-------- RECORDS FOR THIS TASK --------

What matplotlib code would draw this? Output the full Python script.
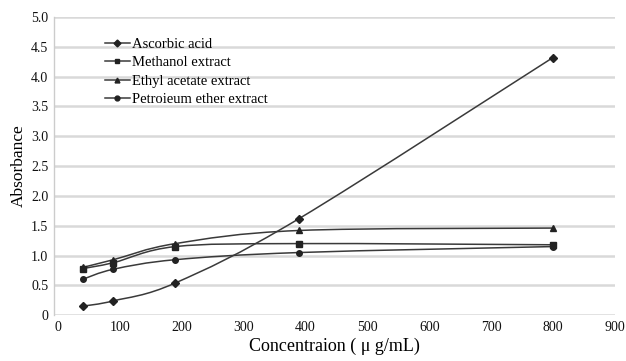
import matplotlib.pyplot as plt
from matplotlib.path import Path
from matplotlib.patches import PathPatch
from matplotlib.lines import Line2D
import numpy as np

# concentrations (ug/mL) and absorbance
conc = [40, 90, 190, 390, 800]
ascorbic = [0.15, 0.24, 0.54, 1.62, 4.32]
methanol = [0.78, 0.88, 1.15, 1.20, 1.18]
ethyl = [0.80, 0.93, 1.20, 1.42, 1.46]
petroleum = [0.60, 0.77, 0.93, 1.05, 1.15]

names = ["Ascorbic acid", "Methanol extract", "Ethyl acetate extract",
         "Petroieum ether extract"]
series = [ascorbic, methanol, ethyl, petroleum]
markers = ["D", "s", "^", "o"]

xticks = [0, 100, 200, 300, 400, 500, 600, 700, 800, 900]
yticks = [0, 0.5, 1.0, 1.5, 2.0, 2.5, 3.0, 3.5, 4.0, 4.5, 5.0]
ylabels = ["0", "0.5", "1.0", "1.5", "2.0", "2.5", "3.0", "3.5", "4.0", "4.5", "5.0"]

plt.rcParams['font.family'] = ['Liberation Serif', 'DejaVu Serif']

fig = plt.figure(figsize=(6.26, 3.61), dpi=100)
ax = fig.add_axes([0.0863, 0.127, 0.896, 0.826])


def smooth_path(xs, ys):
    # excel-like smoothed line as bezier segments in data coords
    p = np.column_stack([xs, ys]).astype(float)
    n = len(p)
    verts = [p[0]]
    codes = [Path.MOVETO]
    for i in range(n - 1):
        p0 = p[i - 1] if i > 0 else p[i]
        p3 = p[i + 2] if i + 2 < n else p[i + 1]
        c1 = p[i] + (p[i + 1] - p0) / 6.0
        c2 = p[i + 1] - (p3 - p[i]) / 6.0
        verts += [c1, c2, p[i + 1]]
        codes += [Path.CURVE4] * 3
    return Path(verts, codes)


line_col = "#3a3a3a"
handles = []
for ys, mk, name in zip(series, markers, names):
    patch = PathPatch(smooth_path(conc, ys), facecolor="none",
                      edgecolor=line_col, lw=1.1, zorder=3)
    ax.add_patch(patch)
    ax.plot(conc, ys, linestyle="none", marker=mk, ms=4,
            color="#222222", zorder=4)
    handles.append(Line2D([], [], color=line_col, lw=1.1, marker=mk,
                          ms=3.5, markerfacecolor="#222222",
                          markeredgecolor="#222222"))

ax.set_xlim(-6, 900)
ax.set_ylim(0, 5.0)
ax.set_xticks(xticks)
ax.set_yticks(yticks)
ax.set_yticklabels(ylabels)
ax.tick_params(length=0, labelsize=10, colors="#111111", pad=4)
ax.yaxis.grid(True, color="#d9d9d9", lw=1.8)
ax.set_axisbelow(True)
for s in ["top", "right", "bottom"]:
    ax.spines[s].set_visible(False)
ax.spines["left"].set_color("#cccccc")
ax.spines["left"].set_linewidth(1.0)

ax.set_ylabel("Absorbance", fontsize=12.5, labelpad=3)
ax.set_xlabel("Concentraion ( μ g/mL)", fontsize=13, labelpad=3)

leg = ax.legend(handles, names, loc="upper left",
                bbox_to_anchor=(0.08, 0.95), frameon=False,
                fontsize=10.5, handlelength=1.75, handletextpad=0.15,
                labelspacing=0.36, borderaxespad=0)

fig.savefig("out.png", dpi=100)
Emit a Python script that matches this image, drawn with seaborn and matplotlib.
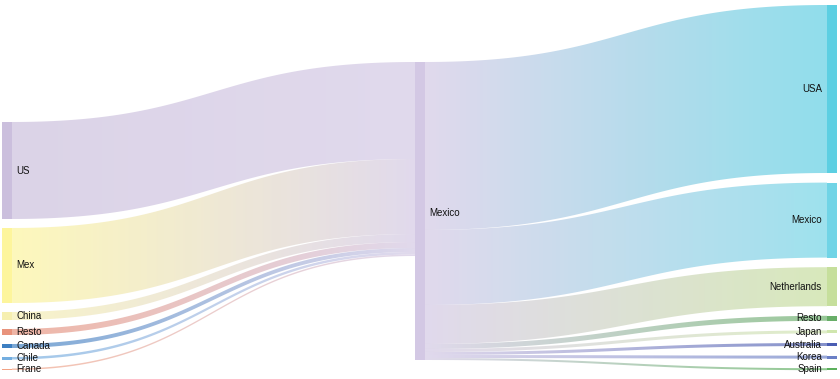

--------

• [EXERCISE DETAILS]: Only lines belong in the copy: transcribe those from the start of the data through the line that contains "petroleum = [0.60, 0.77, 0.93, 1.05, 1.15]", and skip the pictures.

• [SOLUTION TO THIS EXERCISE]:
What matplotlib code would draw this? Output the full Python script.
import matplotlib.pyplot as plt
from matplotlib.path import Path
from matplotlib.patches import PathPatch
from matplotlib.lines import Line2D
import numpy as np

# concentrations (ug/mL) and absorbance
conc = [40, 90, 190, 390, 800]
ascorbic = [0.15, 0.24, 0.54, 1.62, 4.32]
methanol = [0.78, 0.88, 1.15, 1.20, 1.18]
ethyl = [0.80, 0.93, 1.20, 1.42, 1.46]
petroleum = [0.60, 0.77, 0.93, 1.05, 1.15]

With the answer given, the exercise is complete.